Under the ballot initiative that created CIRM in 2004, it operates outside of the control of the governor or the legislature. Its funding also bypasses both the governor and legislature.
Piller said that the agency has provided more than $300 million for work that supports preclinical and clinical trials compared to $540 million for new labs and buildings. He wrote,
"In part, that’s because its directors chose to focus on infrastructure early on, as well as bench experiments and animal studies given that the biology of embryonic stem cells was not well-understood and there are formidable roadblocks to moving into human studies. Much more is known about the bone marrow stem cells that are the focus of many NIH-funded clinical trials."Randy Mills, president of the agency since 2014, "declined to comment on STAT’s specific findings, but defended the initial emphasis on labs and basic science as underpinning future clinical work," Piller wrote.
Mills said,
“If we’re behind [NIH], we’re going to get better.”Mills has refocused the agency since coming aboard, pushing hard to fund clinical work, including 10 clinical trials in 2016 and projecting 40 new trials before the agency's money runs out in three years.

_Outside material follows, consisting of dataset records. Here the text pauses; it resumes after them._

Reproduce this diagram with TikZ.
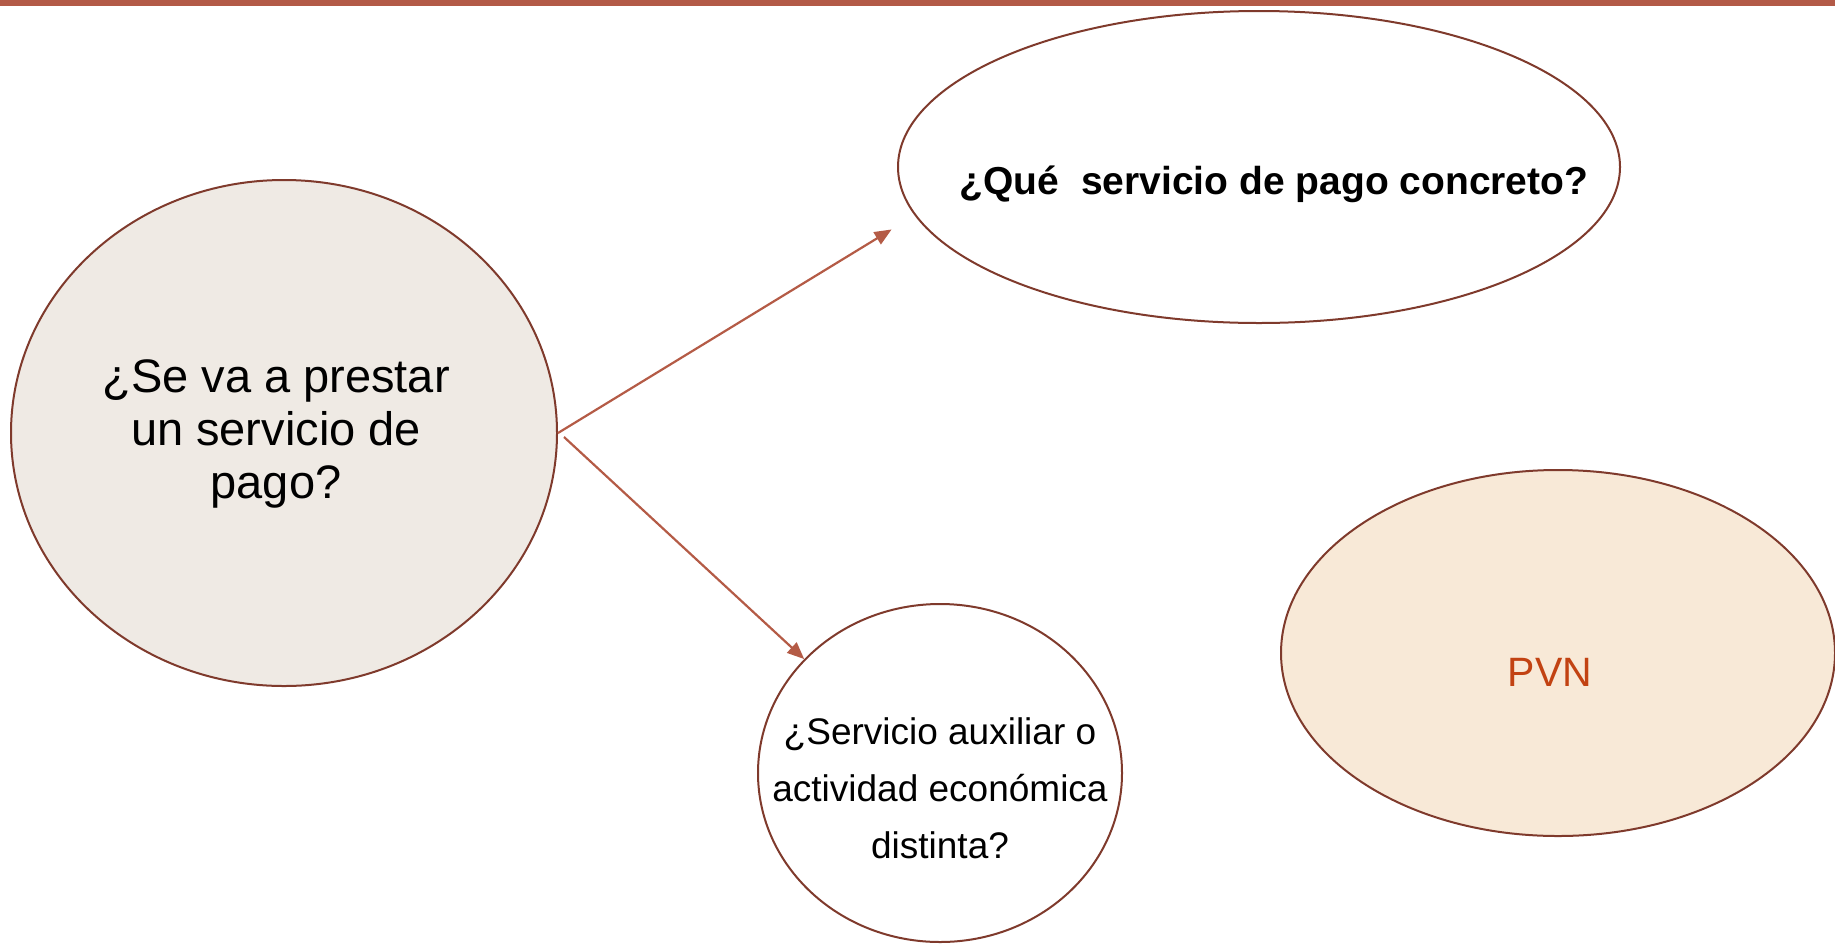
\documentclass[tikz,border=0pt]{standalone}
\usepackage{fontspec}
\setmainfont{Liberation Sans}
\usetikzlibrary{shapes.geometric,arrows.meta}
\definecolor{bar}{HTML}{B35A47}
\definecolor{edge}{HTML}{7F3A2C}
\definecolor{arrowc}{HTML}{B45B46}
\definecolor{leftfill}{HTML}{EFEAE4}
\definecolor{pvnfill}{HTML}{F8E9D7}
\definecolor{pvntext}{HTML}{C24212}
\tikzset{
  bubble/.style={ellipse, draw=edge, line width=2pt, inner sep=0pt},
  link/.style={draw=arrowc, line width=2.2pt, -{Triangle[length=17pt,width=14pt]}}
}
\begin{document}
\begin{tikzpicture}[x=1pt,y=-1pt]
\useasboundingbox (0,0) rectangle (1835,943);
\fill[bar] (0,0) rectangle (1835,6);
\node[bubble, fill=leftfill, minimum width=546pt, minimum height=506pt,
  label={[xshift=-8pt,yshift=-1pt,align=center,font=\fontsize{47}{53}\selectfont]center:¿Se va a prestar\\un servicio de\\pago?}] (left) at (284,433) {};
\node[bubble, fill=white, minimum width=722pt, minimum height=312pt,
  label={[xshift=15pt,yshift=-17pt,font=\fontsize{39}{45}\selectfont\bfseries]center:¿Qué\ \ servicio de pago concreto?}] (top) at (1259,167) {};
\node[bubble, fill=white, minimum width=364pt, minimum height=338pt,
  label={[yshift=-15pt,align=center,font=\fontsize{37}{57}\selectfont]center:¿Servicio auxiliar o\\actividad económica\\distinta?}] (bot) at (940,773) {};
\node[bubble, fill=pvnfill, minimum width=554pt, minimum height=366pt,
  label={[xshift=-8pt,yshift=-19pt,text=pvntext,font=\fontsize{41}{48}\selectfont]center:PVN}] (pvn) at (1558,653) {};
\draw[link, shorten >=27pt] (left.east) -- (top.188);
\draw[link] ([shift={(6pt,-4pt)}]left.east) -- (bot.140);
\end{tikzpicture}
\end{document}
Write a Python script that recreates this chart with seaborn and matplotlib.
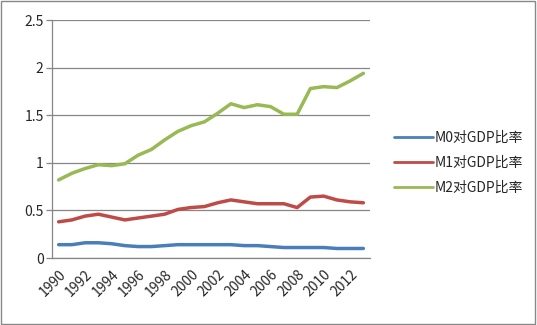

The possibility of another multi-billion dollar bond measure exists in 2018. However, Lott said he would not support such a measure again. He told Piller,
“We were all caught up in the time, and the events were different when we first looked at this. But not today. Not at all.”The STAT piece covered some familiar ground for readers of the California Stem Cell Report. But it also had fresh comments from the Center for Genetics and Society, Paul Knoepfler, the blogging stem cell scientist at UC Davis, and George Daley, dean of the Harvard Medical School.
STAT is a relatively new national, online news effort dealing with health, medicine and scientific discovery. It was started in November 2015 by John Henry, owner of Boston Globe Media and the Boston Red Sox. The well-regarded news operation is independent of the Globe but shares content.